In the F E E L S business

Every year it seems like the list of famous people who pass away grow in numbers and get more influential.

*Ahem* let that opening sentence be an official feels warning for anyone reading.

However, this isn’t a piece about how terrible it is to lose a celebrity that you cared about and looked up to. Neither is it about getting into making sad songs or movies.

It’s about what happens around the world when a celebrity dies and the opportunists take advantage of that moment.

Personally, I first noticed this only about a month ago when a musician who’s music I enjoyed and grew up listening to passed away. Malcolm McCormick or better known as Mac Miller was an American rapper, singer and record producer and on September 7th 2018, he tragically died.


I’m not going to lie to you, I remember when and where I was when I first found out. I was in my bedroom and had just woken up from quite a nice sleep, like everyone does these days when they wake up, the first thing I did was look at my phone and saw that friends had sent me the message.

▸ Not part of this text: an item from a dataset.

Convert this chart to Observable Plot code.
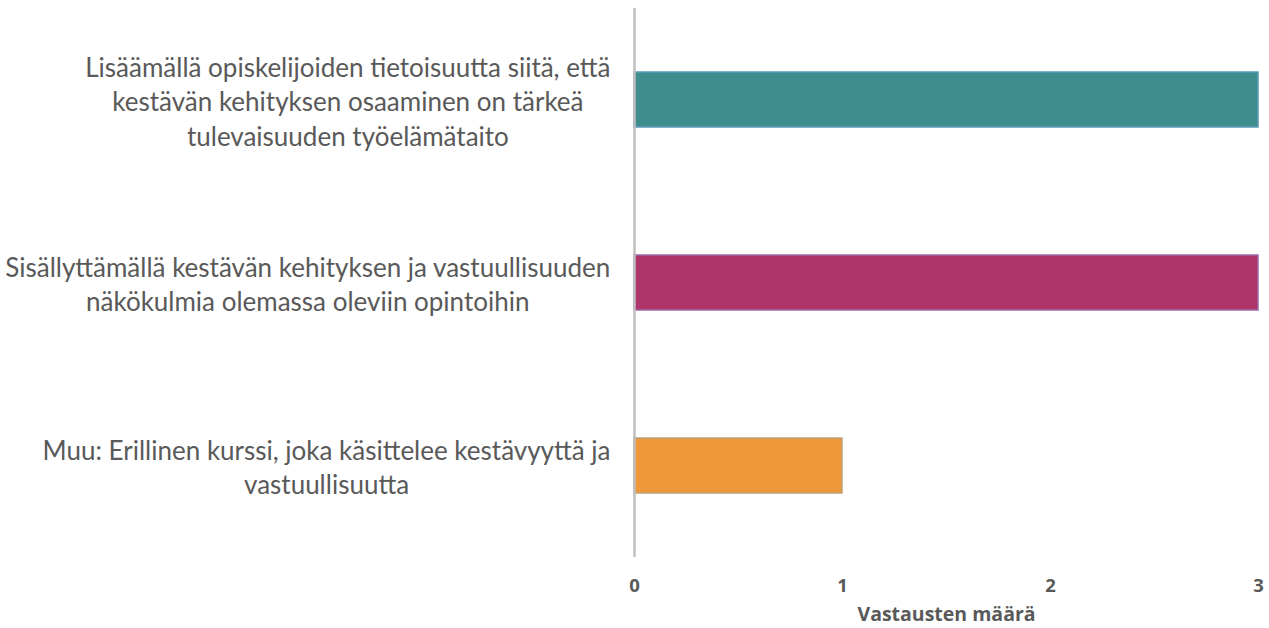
<!DOCTYPE html>
<html><head><meta charset="utf-8">
<script src="https://cdn.jsdelivr.net/npm/d3@7"></script>
<script src="https://cdn.jsdelivr.net/npm/@observablehq/plot@0.6"></script>
<style>body{margin:0;background:#fff}</style>
</head><body><div id="chart"></div>
<script>
const categories = [
  "Lisäämällä opiskelijoiden tietoisuutta siitä, että\nkestävän kehityksen osaaminen on tärkeä\ntulevaisuuden työelämätaito",
  "Sisällyttämällä kestävän kehityksen ja vastuullisuuden\nnäkökulmia olemassa oleviin opintoihin",
  "Muu: Erillinen kurssi, joka käsittelee kestävyyttä ja\nvastuullisuutta"
];
const values = [3, 3, 1];
const colors = ["#408d8e", "#ae3469", "#ee983a"];
const strokes = ["#5a9ab8", "#9a6aa8", "#b9a27a"];
const xTicks = [0, 1, 2, 3];
const axisTitle = "Vastausten määrä";

const data = categories.map((c, i) => ({category: c, value: values[i], color: colors[i], stroke: strokes[i]}));

const labelSize = 26;
const ctx = document.createElement("canvas").getContext("2d");
ctx.font = `${labelSize}px Lato`;
const gap = 24;
const offsets = categories.map(c => -(gap + d3.max(c.split("\n"), l => ctx.measureText(l).width) / 2));

const chart = Plot.plot({
  width: 1269, height: 628,
  marginLeft: 634, marginRight: 11, marginTop: 8, marginBottom: 71,
  style: {fontFamily: "Lato, sans-serif", background: "#fff"},
  x: {domain: [0, 3], axis: null},
  y: {domain: categories, paddingInner: 0.7, paddingOuter: 0.35, axis: null},
  marks: [
    Plot.barX(data, {x: "value", y: "category", fill: "color", stroke: "stroke", strokeWidth: 1.5}),
    Plot.ruleX([0], {stroke: "#bfbfbf", strokeWidth: 2.5}),
    ...data.map((d, i) => Plot.text([d], {
      y: "category", text: "category", frameAnchor: "left", textAnchor: "middle",
      dx: offsets[i], lineAnchor: "middle", lineHeight: 1.33,
      fontSize: labelSize, fontFamily: "Lato", fill: "#595959"
    })),
    Plot.text(xTicks, {x: d => d, text: d => String(d), frameAnchor: "bottom", dy: 29,
      lineAnchor: "middle", fontSize: 18.5, fontWeight: "bold", fontFamily: "Open Sans", fill: "#595959"}),
    Plot.text([axisTitle], {text: d => d, frameAnchor: "bottom", dy: 57,
      lineAnchor: "middle", fontSize: 19.5, fontWeight: "bold", fontFamily: "Open Sans", fill: "#595959"})
  ]
});
document.getElementById("chart").appendChild(chart);
</script>
</body></html>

I remember running to my laptop to find out as much information as I could. After reading some of the news, I instantly turned on his latest album to reach maximum feels mode.

I didn’t cry though. I just had some stuff in my eyes, which made my eyes red and a liquid like substance come out…

Anyway! a couple of days passed and the tributes at this stage were flowing in, it was around this time I started to notice ads of Mac Miller memorial T-shirts popping up in the sidebars of random sites where things you have recently searched on the Internet appear. You know, just another one of those creepy things the Internet does.

Except it wasn’t only T-shirts, there were posters, Mac Miller sunnies, and an abundance of YouTube videos uploaded. But what tip the scales for me the most was a local nightclub in Brisbane, only days after Mac passing away, decided to host a Mac Miller appreciation night – meaning they only play his music all night.

Whilst in the midst of millions of Miller’s fans grieving still, the event garners huge attention on Facebook with almost 3000 people clicked either going or interested.

I mean I get it, maybe they could of actually just been paying their respects (and maybe they actually were) but without any fundraising schemes or attention brought to Millers family, considering the circumstances around his death, it seemed quite out of touch and honestly just like another one of those intrusive T-shirt ads – especially when the club would have been directly profiting from probably a large night over the bar sales.

However at this stage, I realised that on this occasion, the commoditization on Miller’s death was just apart of a larger global trend that ‘business minded’ people cash in on.

In an article published by the Telegraph in the UK, shows that US revenue generated by dead celebrities is today estimated at an annual $2.25 billion.

In a Forbes magazine annual rich-list of top earning dead celebrities (which is literally drop dead lucrative). At the top of the list is Michael Jackson at a whopping $275 million, followed by Elvis Presley with $60 million and in third is Albert Einstein with $10 million.

Thus begs the question, are some people/brands worth more when they are dead?

According to that Telegraph article, the answer is yes.

More then anything, is it possible to not exploit a dead celebrities image whilst also respecting their memory? I doubt it.

Next time you see an Elvis T-shirt, a Robin Williams poster or an event ‘appreciating’ someone, ask yourself, who’s really benefiting from this. Do your research and be conscious to the idea that some people might just be cashing in on an opportunity.